E é essa aproximação que salta à vista na exposição que ficará em Lisboa até outubro. Entramos na sala e somos imediatamente confrontados com as fotografias de Edson Chagas. Luz baixa, paredes escuras e areia brilhante. Areia da praia da Ilha do Cabo, em Angola. Uma tabela de basquete e nada mais. Os objetos têm sido o seu foco de trabalho e para o Novo Banco Photo Edson Chagas quis refletir sobre a forma como as pessoas se relacionam com estes num espaço público. “Este parque é um espaço novo, olho para ali como um espaço livre na praia, sem grandes especificidades”, explica aos jornalistas o artista angolano de 38 anos que participou no Pavilhão de Angola na Bienal de Arte de Veneza, em 2013, e que venceu o Leão de Ouro. “Observei as interações diferentes que as pessoas tinham aqui, tão depressa havia alguém a correr e a fazer ginástica como outra pessoa a ouvir música muito alto ou a beber uma cerveja”, conta. O espaço é o que cada um quer que ele seja mesmo que alguém o tenha construído com algum outro propósito. “De alguma forma reflete a minha vivência em Luanda, cidade caótica a crescer muito rápido, é como se este parque fosse uma possibilidade de escape.”
De Luanda passamos para Lisboa, ou Moçambique nos anos 1950. Ângela Ferreira não quer deixar esquecida a história colonial.

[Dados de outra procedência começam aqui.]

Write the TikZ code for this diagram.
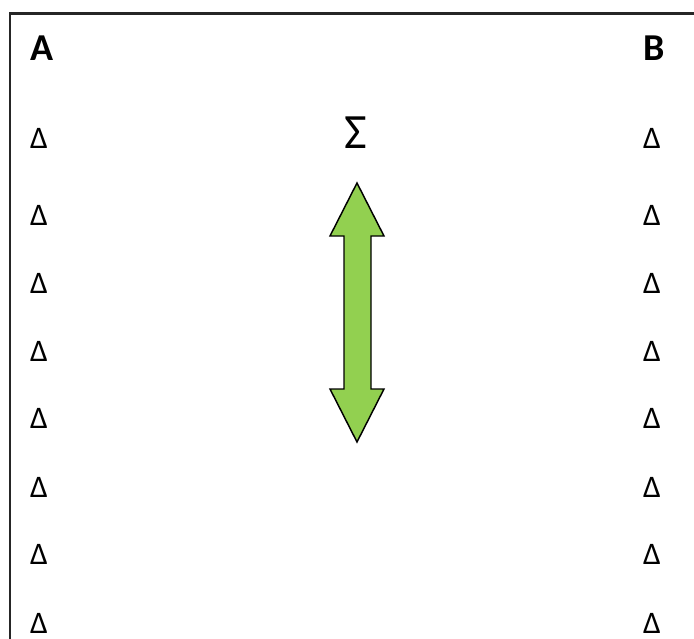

Há muitos anos que se debruça sobre o tema e aqui quer mostrar como “o sistema colonial perdura” nos dias de hoje. “Portugal tem conseguido evitar falar sobre a descolonização” mas a artista teima em querer contar o que se passou. Ângela Ferreira traça a relação arquitetónica entre os edifícios do Museu Nacional de Etnologia e do Ministério da Defesa Nacional (Antigo Ministério do Ultramar) separados por poucos quilómetros na zona de Belém e o trabalho que entre eles se fazia. Investigou a fundo o trabalho que o antropólogo Jorge Dias, fundador do museu, e a sua mulher, Margot Dias, levaram a cabo em Moçambique sobre o povo maconde, e percebeu que estes não foram apenas investigadores mas também políticos. “Jorge Dias e a sua mulher eram pagos pelo Ministério do Ultramar, escreviam relatórios políticos”, conta a artista, para quem este casal pactuava com o sistema. A pouca distância entre os edifícios é a pouca distância que existia entre o trabalho dos antropólogos e o trabalho do ministério. “As ideias políticas viajavam de um lado para o outro.”
Para dar sentido à sua investigação, Ângela Ferreira, de 57 anos, construiu uma estrutura de madeira, acima do nível do solo, à qual o público é convidado a subir e a sentar-se para ver um vídeo de 18 minutos que recupera imagens captadas na altura por Margot com registos áudio do casal sobre o trabalho que desenvolviam.
Daí, saltamos para o Brasil e o seu passado esclavagista. Ayrson Heráclito, 46 anos, debruça-se sobre o “sacudimento”, ritual afro-brasileiro que é quase um exorcismo no qual as paredes das casas que em tempos serviram ao tráfico de escravos são como que sacudidas/limpas por folhas sagradas. A Casa da Torre, na Bahia, no Brasil, e a Maison des Esclaves, na Ilha de Gorée, são as escolhidas pelo artista brasileiro a expor em Portugal pela primeira vez. “Este é um testemunho da crueldade que foi feita com as famílias de escravos”, conta Heráclito que quer “sacudir a história”, obrigando à reflexão do “holocausto que foi o esclavagismo”.